## Extracted records
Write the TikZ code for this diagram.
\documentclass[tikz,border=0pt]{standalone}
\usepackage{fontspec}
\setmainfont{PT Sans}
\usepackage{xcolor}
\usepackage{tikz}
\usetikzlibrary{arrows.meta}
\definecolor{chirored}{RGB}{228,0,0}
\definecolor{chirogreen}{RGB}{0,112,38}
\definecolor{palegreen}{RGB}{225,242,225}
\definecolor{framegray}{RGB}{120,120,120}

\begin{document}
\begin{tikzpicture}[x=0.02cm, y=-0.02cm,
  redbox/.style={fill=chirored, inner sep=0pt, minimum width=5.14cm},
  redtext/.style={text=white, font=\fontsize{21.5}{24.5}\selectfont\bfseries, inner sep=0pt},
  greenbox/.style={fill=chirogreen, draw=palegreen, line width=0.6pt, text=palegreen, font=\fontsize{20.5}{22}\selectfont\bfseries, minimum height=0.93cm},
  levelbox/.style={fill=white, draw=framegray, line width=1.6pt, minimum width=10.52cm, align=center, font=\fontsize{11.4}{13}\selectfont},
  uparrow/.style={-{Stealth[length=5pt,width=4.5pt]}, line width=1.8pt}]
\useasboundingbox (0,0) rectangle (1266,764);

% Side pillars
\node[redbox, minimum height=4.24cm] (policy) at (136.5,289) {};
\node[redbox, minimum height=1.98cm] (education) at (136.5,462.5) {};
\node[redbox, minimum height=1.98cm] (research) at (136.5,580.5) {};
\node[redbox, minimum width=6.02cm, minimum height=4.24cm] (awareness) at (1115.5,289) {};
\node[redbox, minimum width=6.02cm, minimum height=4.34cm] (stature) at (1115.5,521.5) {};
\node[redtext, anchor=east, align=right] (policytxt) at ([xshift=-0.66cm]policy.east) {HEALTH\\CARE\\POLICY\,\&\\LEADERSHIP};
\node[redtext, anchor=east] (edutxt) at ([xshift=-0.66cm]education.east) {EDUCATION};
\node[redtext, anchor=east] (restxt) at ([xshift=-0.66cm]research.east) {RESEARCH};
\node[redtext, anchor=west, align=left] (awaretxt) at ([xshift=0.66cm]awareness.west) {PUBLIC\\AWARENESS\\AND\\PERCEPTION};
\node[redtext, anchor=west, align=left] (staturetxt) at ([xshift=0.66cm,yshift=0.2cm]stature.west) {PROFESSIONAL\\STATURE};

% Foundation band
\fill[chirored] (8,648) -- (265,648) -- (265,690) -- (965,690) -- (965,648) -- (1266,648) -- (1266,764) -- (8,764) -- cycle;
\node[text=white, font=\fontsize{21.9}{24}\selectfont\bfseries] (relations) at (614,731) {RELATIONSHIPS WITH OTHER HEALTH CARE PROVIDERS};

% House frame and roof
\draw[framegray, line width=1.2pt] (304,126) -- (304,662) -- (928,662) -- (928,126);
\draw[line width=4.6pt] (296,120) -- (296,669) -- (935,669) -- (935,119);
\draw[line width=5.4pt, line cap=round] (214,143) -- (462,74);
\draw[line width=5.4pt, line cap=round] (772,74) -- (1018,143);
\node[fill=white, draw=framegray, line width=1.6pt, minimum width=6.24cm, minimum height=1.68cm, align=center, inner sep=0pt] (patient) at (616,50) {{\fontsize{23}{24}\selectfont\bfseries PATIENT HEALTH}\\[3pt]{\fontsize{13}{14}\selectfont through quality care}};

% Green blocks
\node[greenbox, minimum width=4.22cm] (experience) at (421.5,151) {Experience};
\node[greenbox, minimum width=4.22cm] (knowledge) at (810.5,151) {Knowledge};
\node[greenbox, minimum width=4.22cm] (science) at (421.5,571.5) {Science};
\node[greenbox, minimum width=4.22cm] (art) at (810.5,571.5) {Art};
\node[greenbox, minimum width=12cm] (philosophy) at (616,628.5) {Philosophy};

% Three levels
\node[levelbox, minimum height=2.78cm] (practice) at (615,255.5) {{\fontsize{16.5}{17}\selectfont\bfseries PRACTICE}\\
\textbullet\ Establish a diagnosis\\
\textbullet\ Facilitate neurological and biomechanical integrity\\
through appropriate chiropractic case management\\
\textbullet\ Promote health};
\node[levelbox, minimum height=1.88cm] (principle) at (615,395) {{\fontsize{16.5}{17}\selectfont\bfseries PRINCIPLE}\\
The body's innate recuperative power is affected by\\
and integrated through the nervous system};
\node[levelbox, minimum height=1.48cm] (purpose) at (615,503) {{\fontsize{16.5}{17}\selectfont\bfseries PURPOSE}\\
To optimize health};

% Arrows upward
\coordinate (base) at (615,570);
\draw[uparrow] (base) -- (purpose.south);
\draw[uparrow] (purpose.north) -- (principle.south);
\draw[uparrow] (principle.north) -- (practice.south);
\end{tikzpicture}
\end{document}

==

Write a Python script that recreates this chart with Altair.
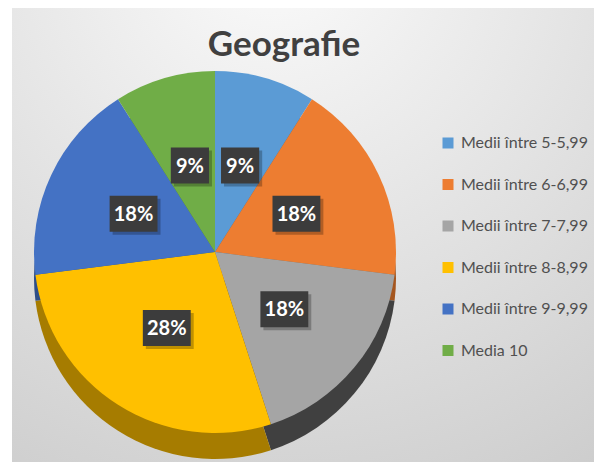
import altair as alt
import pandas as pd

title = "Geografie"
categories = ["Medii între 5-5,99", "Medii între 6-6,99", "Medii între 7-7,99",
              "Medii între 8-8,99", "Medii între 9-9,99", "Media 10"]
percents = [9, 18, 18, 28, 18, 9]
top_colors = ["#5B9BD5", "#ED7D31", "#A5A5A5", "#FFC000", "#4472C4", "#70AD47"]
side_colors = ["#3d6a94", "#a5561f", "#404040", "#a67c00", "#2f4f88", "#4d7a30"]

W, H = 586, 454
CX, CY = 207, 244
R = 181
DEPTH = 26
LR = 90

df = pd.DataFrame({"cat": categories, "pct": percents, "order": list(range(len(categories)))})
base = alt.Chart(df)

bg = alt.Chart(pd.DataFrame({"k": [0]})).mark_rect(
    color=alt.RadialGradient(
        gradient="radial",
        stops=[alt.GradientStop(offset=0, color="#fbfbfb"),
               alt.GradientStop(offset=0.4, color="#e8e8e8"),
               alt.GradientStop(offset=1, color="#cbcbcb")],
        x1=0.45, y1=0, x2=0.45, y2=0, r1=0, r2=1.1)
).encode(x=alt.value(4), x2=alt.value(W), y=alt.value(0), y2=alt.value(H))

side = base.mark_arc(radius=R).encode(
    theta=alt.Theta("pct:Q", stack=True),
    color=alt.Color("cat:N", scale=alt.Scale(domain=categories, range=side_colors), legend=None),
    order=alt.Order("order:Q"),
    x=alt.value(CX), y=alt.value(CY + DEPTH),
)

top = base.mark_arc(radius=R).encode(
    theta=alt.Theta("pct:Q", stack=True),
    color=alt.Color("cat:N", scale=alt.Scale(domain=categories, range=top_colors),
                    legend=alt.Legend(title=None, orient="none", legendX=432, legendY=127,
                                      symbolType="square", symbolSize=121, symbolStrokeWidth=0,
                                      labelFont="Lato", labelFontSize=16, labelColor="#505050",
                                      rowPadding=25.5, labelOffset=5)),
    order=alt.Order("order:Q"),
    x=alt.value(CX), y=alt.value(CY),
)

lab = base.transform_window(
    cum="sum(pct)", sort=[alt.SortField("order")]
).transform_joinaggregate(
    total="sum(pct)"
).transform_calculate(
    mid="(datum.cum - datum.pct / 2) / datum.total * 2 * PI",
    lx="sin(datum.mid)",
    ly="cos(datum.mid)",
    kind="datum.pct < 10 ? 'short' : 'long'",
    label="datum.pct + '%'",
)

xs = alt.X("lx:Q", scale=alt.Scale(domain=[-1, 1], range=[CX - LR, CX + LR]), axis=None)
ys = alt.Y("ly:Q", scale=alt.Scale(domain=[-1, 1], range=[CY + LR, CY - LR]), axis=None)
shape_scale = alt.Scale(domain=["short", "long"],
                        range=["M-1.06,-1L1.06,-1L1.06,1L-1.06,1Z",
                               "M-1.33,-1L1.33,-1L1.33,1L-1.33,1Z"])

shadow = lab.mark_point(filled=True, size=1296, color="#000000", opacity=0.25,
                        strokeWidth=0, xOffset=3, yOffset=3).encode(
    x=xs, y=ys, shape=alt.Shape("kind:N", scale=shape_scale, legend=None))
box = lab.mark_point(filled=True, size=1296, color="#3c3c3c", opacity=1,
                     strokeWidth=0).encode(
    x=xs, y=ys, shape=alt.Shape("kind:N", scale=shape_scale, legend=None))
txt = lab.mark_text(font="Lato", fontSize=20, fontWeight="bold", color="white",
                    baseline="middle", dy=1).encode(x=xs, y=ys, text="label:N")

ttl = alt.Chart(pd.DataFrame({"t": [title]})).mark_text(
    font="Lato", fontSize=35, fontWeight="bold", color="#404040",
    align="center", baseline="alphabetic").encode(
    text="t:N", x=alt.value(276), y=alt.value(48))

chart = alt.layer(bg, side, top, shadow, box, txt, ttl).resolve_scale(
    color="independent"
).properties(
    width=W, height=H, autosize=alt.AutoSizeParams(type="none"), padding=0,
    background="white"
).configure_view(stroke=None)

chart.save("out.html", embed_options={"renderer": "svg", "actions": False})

## Task details
Repeat, with no pictures, exactly the lines from the one containing "Write a Python" through the one containing "import pandas as pd", the first and last included.

## Written solution
Write a Python script that recreates this chart with Altair.
import altair as alt
import pandas as pd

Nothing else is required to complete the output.